* [SUPPLIED MATERIAL]
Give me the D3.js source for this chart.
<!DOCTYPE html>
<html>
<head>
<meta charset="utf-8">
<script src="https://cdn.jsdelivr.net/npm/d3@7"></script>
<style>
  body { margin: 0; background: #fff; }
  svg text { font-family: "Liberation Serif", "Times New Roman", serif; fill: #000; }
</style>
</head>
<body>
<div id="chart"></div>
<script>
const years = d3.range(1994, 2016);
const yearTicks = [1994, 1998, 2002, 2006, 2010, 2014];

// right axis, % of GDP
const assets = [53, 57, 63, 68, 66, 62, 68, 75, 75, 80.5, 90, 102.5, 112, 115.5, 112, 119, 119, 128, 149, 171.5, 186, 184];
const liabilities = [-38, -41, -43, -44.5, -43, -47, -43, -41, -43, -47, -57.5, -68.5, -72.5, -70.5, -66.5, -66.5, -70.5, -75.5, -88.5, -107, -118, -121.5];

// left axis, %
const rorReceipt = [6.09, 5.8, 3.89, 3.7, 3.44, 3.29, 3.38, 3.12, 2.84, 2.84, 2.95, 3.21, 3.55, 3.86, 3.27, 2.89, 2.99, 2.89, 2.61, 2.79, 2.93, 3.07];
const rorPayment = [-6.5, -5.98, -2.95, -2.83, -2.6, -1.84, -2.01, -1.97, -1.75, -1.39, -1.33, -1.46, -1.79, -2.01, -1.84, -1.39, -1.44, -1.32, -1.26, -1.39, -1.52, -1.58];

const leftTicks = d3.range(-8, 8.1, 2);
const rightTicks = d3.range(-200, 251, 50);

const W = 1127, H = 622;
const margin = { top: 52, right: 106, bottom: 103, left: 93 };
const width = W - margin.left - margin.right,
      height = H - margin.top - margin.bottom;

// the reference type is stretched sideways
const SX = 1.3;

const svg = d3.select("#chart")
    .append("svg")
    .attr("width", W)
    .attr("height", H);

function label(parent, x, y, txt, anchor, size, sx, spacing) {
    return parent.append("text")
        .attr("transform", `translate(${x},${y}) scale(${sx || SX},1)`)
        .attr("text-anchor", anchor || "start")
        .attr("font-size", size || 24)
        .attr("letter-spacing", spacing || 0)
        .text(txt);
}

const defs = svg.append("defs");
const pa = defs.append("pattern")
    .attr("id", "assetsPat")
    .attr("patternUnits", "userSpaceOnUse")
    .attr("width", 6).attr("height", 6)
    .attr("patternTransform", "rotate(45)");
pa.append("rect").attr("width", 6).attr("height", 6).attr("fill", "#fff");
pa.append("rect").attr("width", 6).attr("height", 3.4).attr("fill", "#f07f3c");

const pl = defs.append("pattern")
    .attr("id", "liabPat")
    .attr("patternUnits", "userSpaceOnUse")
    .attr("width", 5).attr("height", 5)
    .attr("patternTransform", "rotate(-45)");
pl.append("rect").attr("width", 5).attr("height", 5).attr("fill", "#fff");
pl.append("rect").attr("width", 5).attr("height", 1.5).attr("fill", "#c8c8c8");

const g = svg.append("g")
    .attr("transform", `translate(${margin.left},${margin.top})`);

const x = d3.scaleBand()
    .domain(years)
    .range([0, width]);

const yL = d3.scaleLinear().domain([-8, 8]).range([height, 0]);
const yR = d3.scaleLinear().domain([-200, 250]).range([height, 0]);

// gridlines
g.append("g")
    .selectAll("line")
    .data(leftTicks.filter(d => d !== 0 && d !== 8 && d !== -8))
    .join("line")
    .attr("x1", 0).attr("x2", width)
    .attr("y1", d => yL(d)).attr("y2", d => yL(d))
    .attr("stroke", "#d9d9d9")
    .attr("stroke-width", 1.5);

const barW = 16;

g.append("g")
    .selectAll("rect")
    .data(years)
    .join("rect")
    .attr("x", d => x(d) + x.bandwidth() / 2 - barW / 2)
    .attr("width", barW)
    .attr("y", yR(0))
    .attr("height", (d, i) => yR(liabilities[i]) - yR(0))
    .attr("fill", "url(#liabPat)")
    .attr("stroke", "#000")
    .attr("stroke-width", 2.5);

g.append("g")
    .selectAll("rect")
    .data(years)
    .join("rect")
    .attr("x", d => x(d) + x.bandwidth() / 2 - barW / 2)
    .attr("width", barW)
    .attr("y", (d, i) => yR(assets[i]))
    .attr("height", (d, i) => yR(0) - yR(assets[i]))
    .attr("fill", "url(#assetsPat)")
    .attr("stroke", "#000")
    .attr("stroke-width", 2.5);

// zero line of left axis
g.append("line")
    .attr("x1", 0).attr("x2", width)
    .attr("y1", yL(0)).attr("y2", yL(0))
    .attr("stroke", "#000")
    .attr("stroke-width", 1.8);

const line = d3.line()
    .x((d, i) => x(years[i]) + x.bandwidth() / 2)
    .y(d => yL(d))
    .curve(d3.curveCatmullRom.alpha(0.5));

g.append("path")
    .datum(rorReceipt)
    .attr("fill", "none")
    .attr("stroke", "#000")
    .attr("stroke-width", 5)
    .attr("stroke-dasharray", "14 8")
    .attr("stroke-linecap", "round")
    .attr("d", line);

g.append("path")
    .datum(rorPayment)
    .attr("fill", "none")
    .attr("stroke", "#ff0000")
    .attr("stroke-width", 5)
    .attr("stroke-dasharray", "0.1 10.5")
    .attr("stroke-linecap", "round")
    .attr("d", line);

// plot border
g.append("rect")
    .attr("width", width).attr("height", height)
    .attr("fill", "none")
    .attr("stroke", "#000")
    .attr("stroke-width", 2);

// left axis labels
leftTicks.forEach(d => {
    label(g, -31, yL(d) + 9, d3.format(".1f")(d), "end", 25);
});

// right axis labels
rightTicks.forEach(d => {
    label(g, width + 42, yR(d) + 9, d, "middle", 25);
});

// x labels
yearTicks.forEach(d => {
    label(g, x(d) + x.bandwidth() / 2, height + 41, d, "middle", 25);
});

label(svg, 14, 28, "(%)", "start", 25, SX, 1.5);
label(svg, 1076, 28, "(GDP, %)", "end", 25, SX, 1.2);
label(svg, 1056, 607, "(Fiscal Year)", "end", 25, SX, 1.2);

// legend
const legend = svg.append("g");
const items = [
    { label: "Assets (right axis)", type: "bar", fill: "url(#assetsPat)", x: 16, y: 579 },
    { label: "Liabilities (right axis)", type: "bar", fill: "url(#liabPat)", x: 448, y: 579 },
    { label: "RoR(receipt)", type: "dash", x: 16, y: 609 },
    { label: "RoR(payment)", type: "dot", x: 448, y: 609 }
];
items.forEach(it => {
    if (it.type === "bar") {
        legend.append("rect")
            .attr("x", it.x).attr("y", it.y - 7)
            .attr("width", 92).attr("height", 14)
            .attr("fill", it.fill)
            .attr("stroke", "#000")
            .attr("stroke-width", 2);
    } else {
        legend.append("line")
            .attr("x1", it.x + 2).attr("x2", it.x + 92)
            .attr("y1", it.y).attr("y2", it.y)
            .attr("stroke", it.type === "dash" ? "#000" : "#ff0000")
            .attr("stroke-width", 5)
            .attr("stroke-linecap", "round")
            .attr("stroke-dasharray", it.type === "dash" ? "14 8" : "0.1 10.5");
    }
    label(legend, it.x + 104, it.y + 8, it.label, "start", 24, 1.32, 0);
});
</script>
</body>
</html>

* [REQUIREMENTS]
In the listing above, reproduce the first line and each one after it through the line that contains "-107, -118, -121.5];".

* [TASK RESULT]
Give me the D3.js source for this chart.
<!DOCTYPE html>
<html>
<head>
<meta charset="utf-8">
<script src="https://cdn.jsdelivr.net/npm/d3@7"></script>
<style>
  body { margin: 0; background: #fff; }
  svg text { font-family: "Liberation Serif", "Times New Roman", serif; fill: #000; }
</style>
</head>
<body>
<div id="chart"></div>
<script>
const years = d3.range(1994, 2016);
const yearTicks = [1994, 1998, 2002, 2006, 2010, 2014];

// right axis, % of GDP
const assets = [53, 57, 63, 68, 66, 62, 68, 75, 75, 80.5, 90, 102.5, 112, 115.5, 112, 119, 119, 128, 149, 171.5, 186, 184];
const liabilities = [-38, -41, -43, -44.5, -43, -47, -43, -41, -43, -47, -57.5, -68.5, -72.5, -70.5, -66.5, -66.5, -70.5, -75.5, -88.5, -107, -118, -121.5];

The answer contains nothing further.